How are deques in Python implemented, and when are they worse than lists?

Check out collections.deque. From the docs:

Deques support thread-safe, memory efficient appends and pops from either side of the deque with approximately the same O(1) performance in either direction.

Though list objects support similar operations, they are optimized for fast fixed-length operations and incur O(n) memory movement costs for pop(0) and insert(0, v) operations which change both the size and position of the underlying data representation.

Just as it says, using pop(0) or insert(0, v) incur large penalties with list objects. You can't use slice/index operations on a deque, but you can use popleft/appendleft, which are operations deque is optimized for.
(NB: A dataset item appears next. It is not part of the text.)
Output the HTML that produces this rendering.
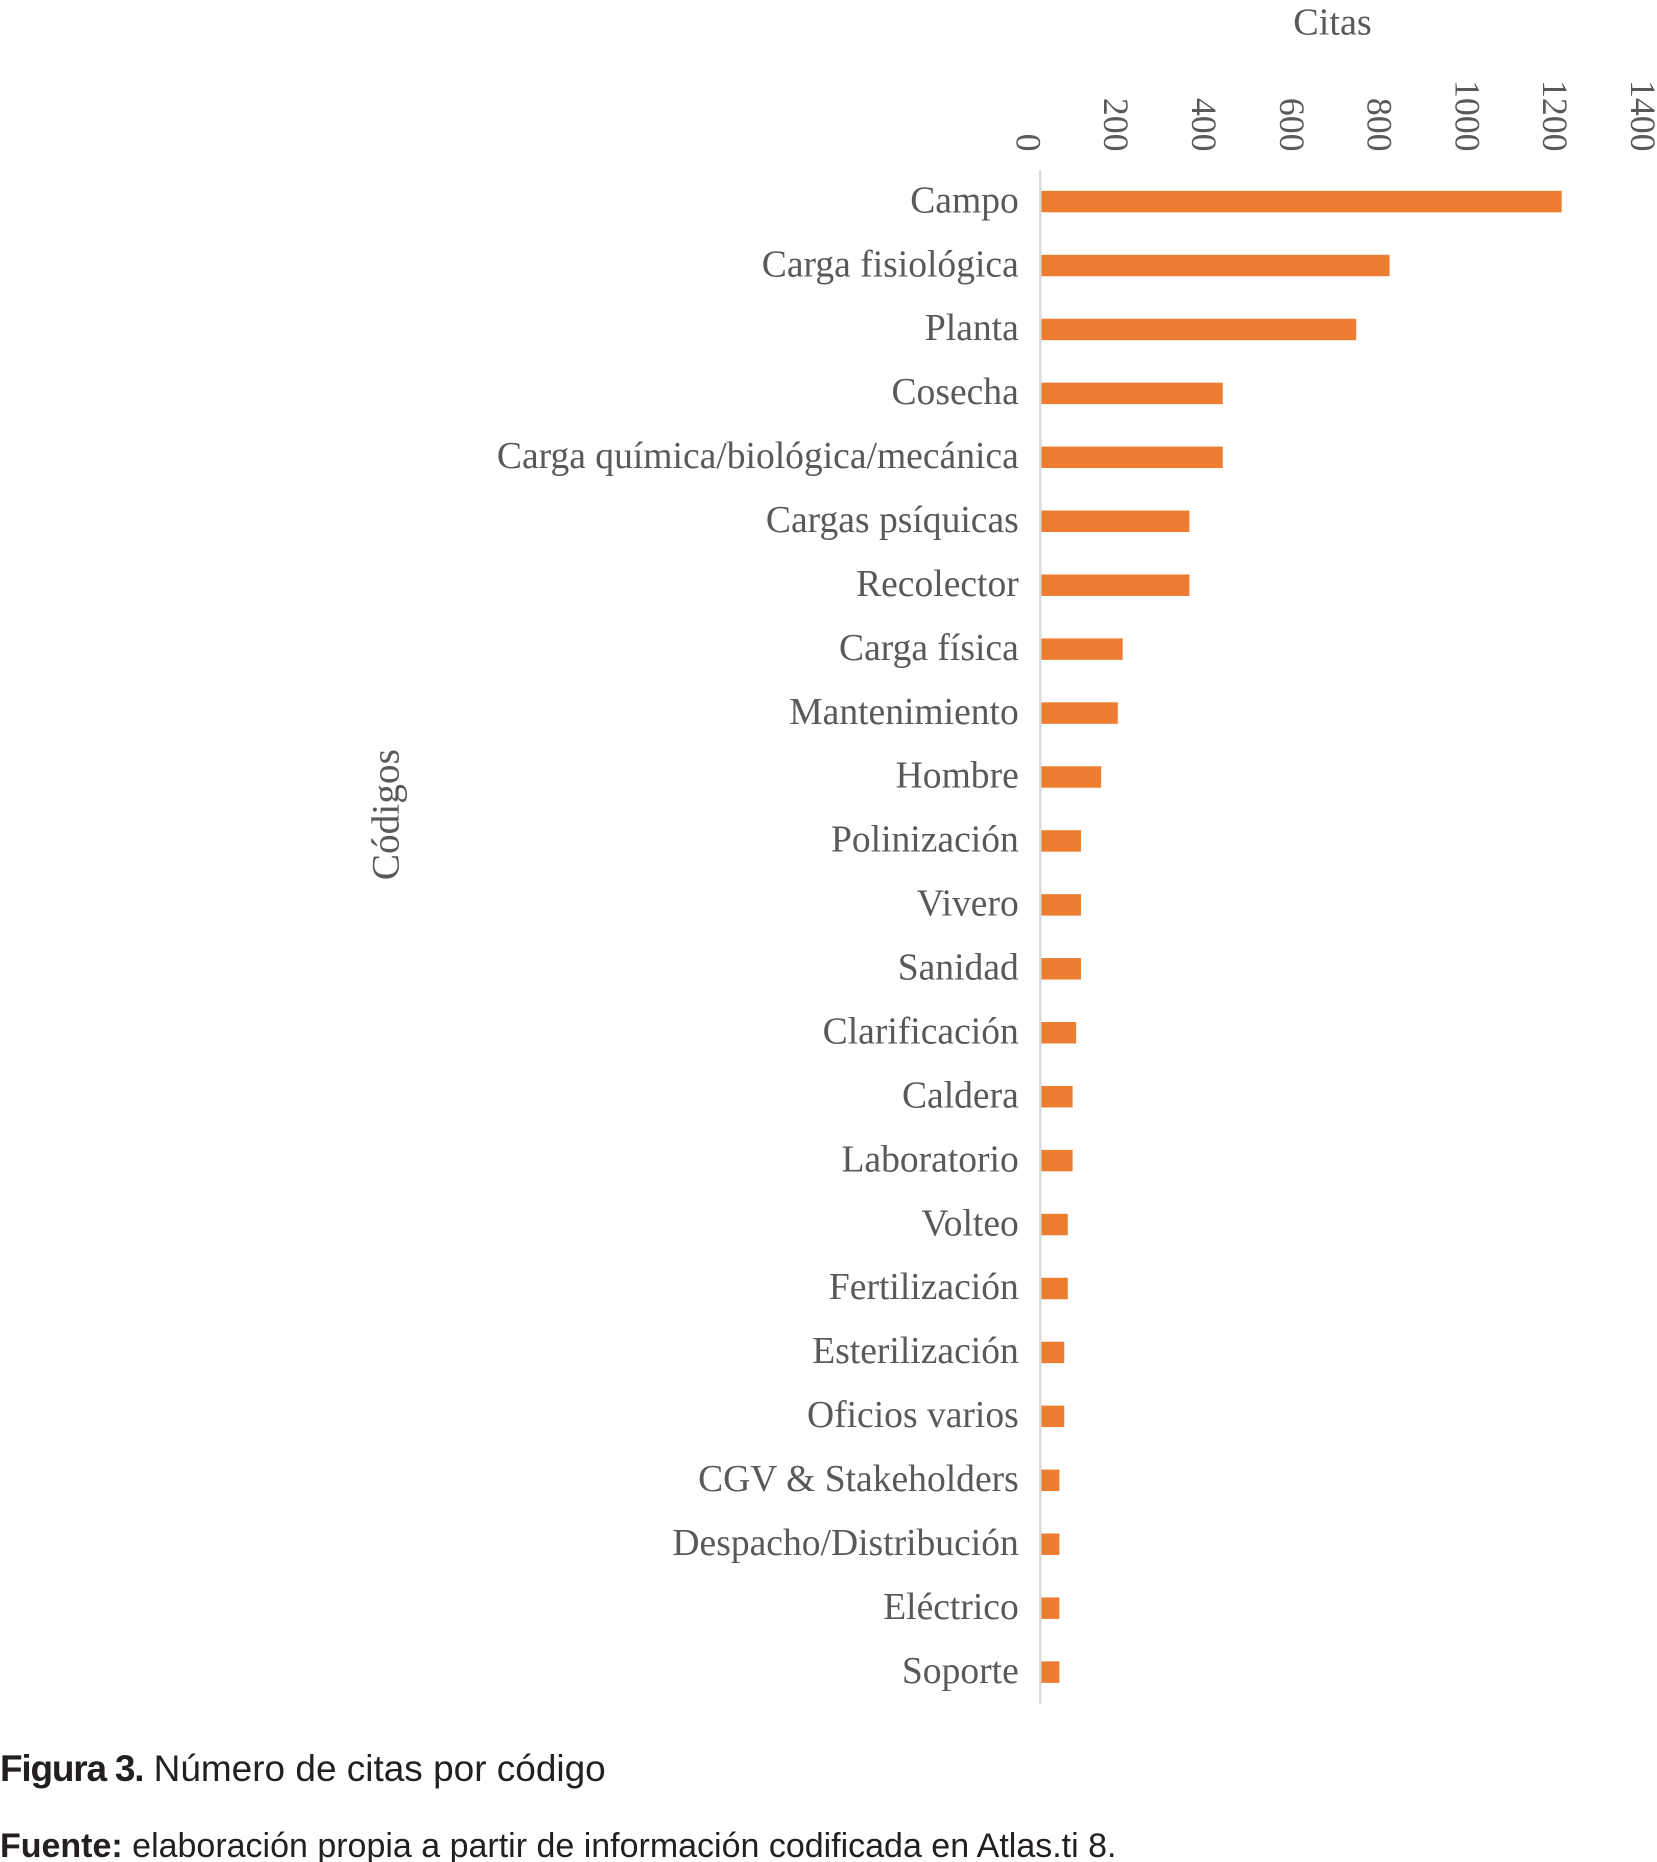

Here is a simple benchmark to demonstrate this:

import time
from collections import deque

num = 100000

def append(c):
    for i in range(num):
        c.append(i)

def appendleft(c):
    if isinstance(c, deque):
        for i in range(num):
            c.appendleft(i)
    else:
        for i in range(num):
            c.insert(0, i)
def pop(c):
    for i in range(num):
        c.pop()

def popleft(c):
    if isinstance(c, deque):
        for i in range(num):
            c.popleft()
    else:
        for i in range(num):
            c.pop(0)

for container in [deque, list]:
    for operation in [append, appendleft, pop, popleft]:
        c = container(range(num))
        start = time.time()
        operation(c)
        elapsed = time.time() - start
        print "Completed %s/%s in %.2f seconds: %.1f ops/sec" % (container.__name__, operation.__name__, elapsed, num / elapsed)

Results on my machine:

Completed deque/append in 0.02 seconds: 5582877.2 ops/sec
Completed deque/appendleft in 0.02 seconds: 6406549.7 ops/sec
Completed deque/pop in 0.01 seconds: 7146417.7 ops/sec
Completed deque/popleft in 0.01 seconds: 7271174.0 ops/sec
Completed list/append in 0.01 seconds: 6761407.6 ops/sec
Completed list/appendleft in 16.55 seconds: 6042.7 ops/sec
Completed list/pop in 0.02 seconds: 4394057.9 ops/sec
Completed list/popleft in 3.23 seconds: 30983.3 ops/sec

https://github.com/python/cpython/blob/v3.8.1/Modules/_collectionsmodule.c

A dequeobject is composed of a doubly-linked list of block nodes.

So yes, a deque is a (doubly-)linked list as another answer suggests.

Elaborating: What this means is that Python lists are much better for random-access and fixed-length operations, including slicing, while deques are much more useful for pushing and popping things off the ends, with indexing (but not slicing, interestingly) being possible but slower than with lists.